Rate Hikes ‘Soon’ As Fed Walks Tightrope

Posted on Jan 28 2022 - 4:42pm by Housecall
#0

By Jesse Williams & Jordan Grice

A highly scrutinized two-day meeting of the Federal Reserve that concluded Wednesday resulted in no new interest rate hikes, though the central bank appears poised to move forward with an increase in the next few months following persistent inflation and an accelerating economic recovery.

“With inflation well above 2% and a strong labor market, the Committee expects it will soon be appropriate to raise the target range for the federal funds rate,” the Fed wrote in a statement following the meeting’s conclusion on Wednesday, Jan. 26.

After referring to inflation—which peaked at a historic year-over-year increase of 7% in December—as “transitory,” the Fed appears to have pivoted somewhat, increasing the taper of its asset purchases—emergency measures which are now expected to finish in March. Fed members have also indicated that 2022 is likely to see three or four rate hikes, which has already pushed mortgage rates up slightly from their 2021 lows.

Markets were down following the meeting after pushing higher through the morning, with all three major stock indexes dropping in afternoon trading Wednesday.

The Fed has been extremely careful not to commit to any specific timeline, saying it will react to new developments specifically in the pandemic and the job market. Raising rates will be predicated on so-called “maximum employment” and the bank continues to aim for 2% inflation “in the long run.”

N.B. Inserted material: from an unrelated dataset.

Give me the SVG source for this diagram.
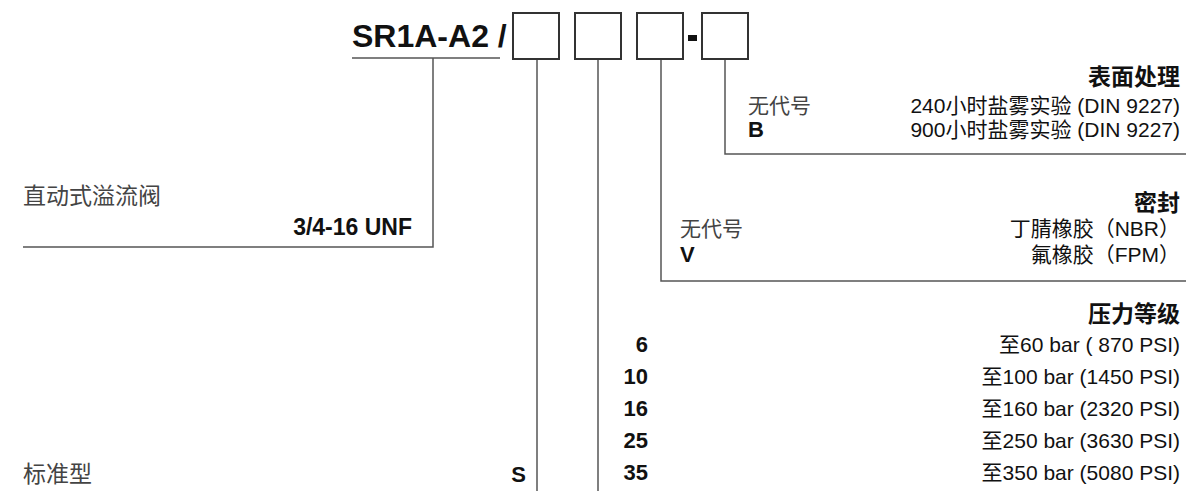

In a press conference after the meeting, Fed chair Jerome Powell said that current market conditions were “consistent with maximum employment,” though he also cited the ongoing Omicron surge as hampering labor market health in the short term.

“ surely weigh on economic growth this quarter. High frequency indicators point to reduced spending in covid sensitive sectors,” he said. “And activity more broadly may also be affected as more workers may be unable to report to work.”

While many observers expect a rate hike in early spring, Powell said that the Fed has not made any decision on that front.

“It is not possible to predict with much confidence exactly what path for our policy rate is going to prove appropriate, and so this time we haven’t made any decisions about the path of policy,” he said. “And I stress again we will have to be humble and nimble.”

A significant question regarding potential rate hikes is whether the Fed’s first increase will more than a quarter-point, says Matthew Gardner, chief economist for Windermere Real estate.

“They have to raise rates given the inflation environment we are in right now,” he says. “I still believe it’s transitory, but the question is how do you define that term. It is going to be transitory, but it’s going to be over a longer period of time. I’m still seeing inflation in the 3% range in 2023.”

Mortgage rates are almost certain to rise in response to any interest rate hikes, which will certainly affect the housing and real estate markets, according to Gardener, who says he doesn’t anticipate the housing market will see sales surpass their 2021 performance as rates and home prices continue to climb.

“Investors want to see growth and it’s going to be hard to come by,” he says. “I don’t think we are going to see growth in transactions, and I think that increasing interest rates is going to play into a lot of markets because it’s further going to diminish housing affordability.”

“I think that rates have certainly seen a significant spike relative to where they were, however, we’re still talking sub-4% ,” he adds.

This is in-line with other industry observers, as the Mortgage Banker Association’s chief economist Mike Fratantoni predicted a similar path, with rates reaching around 4%.

“MBA is holding on to our forecast that the combination of a stronger economy, persistent inflation, and the reduction of monetary policy accommodation will all push towards somewhat higher mortgage rates, with the 30-year fixed rate hitting 4% by the end of 2022,” Fratantoni said in a statement.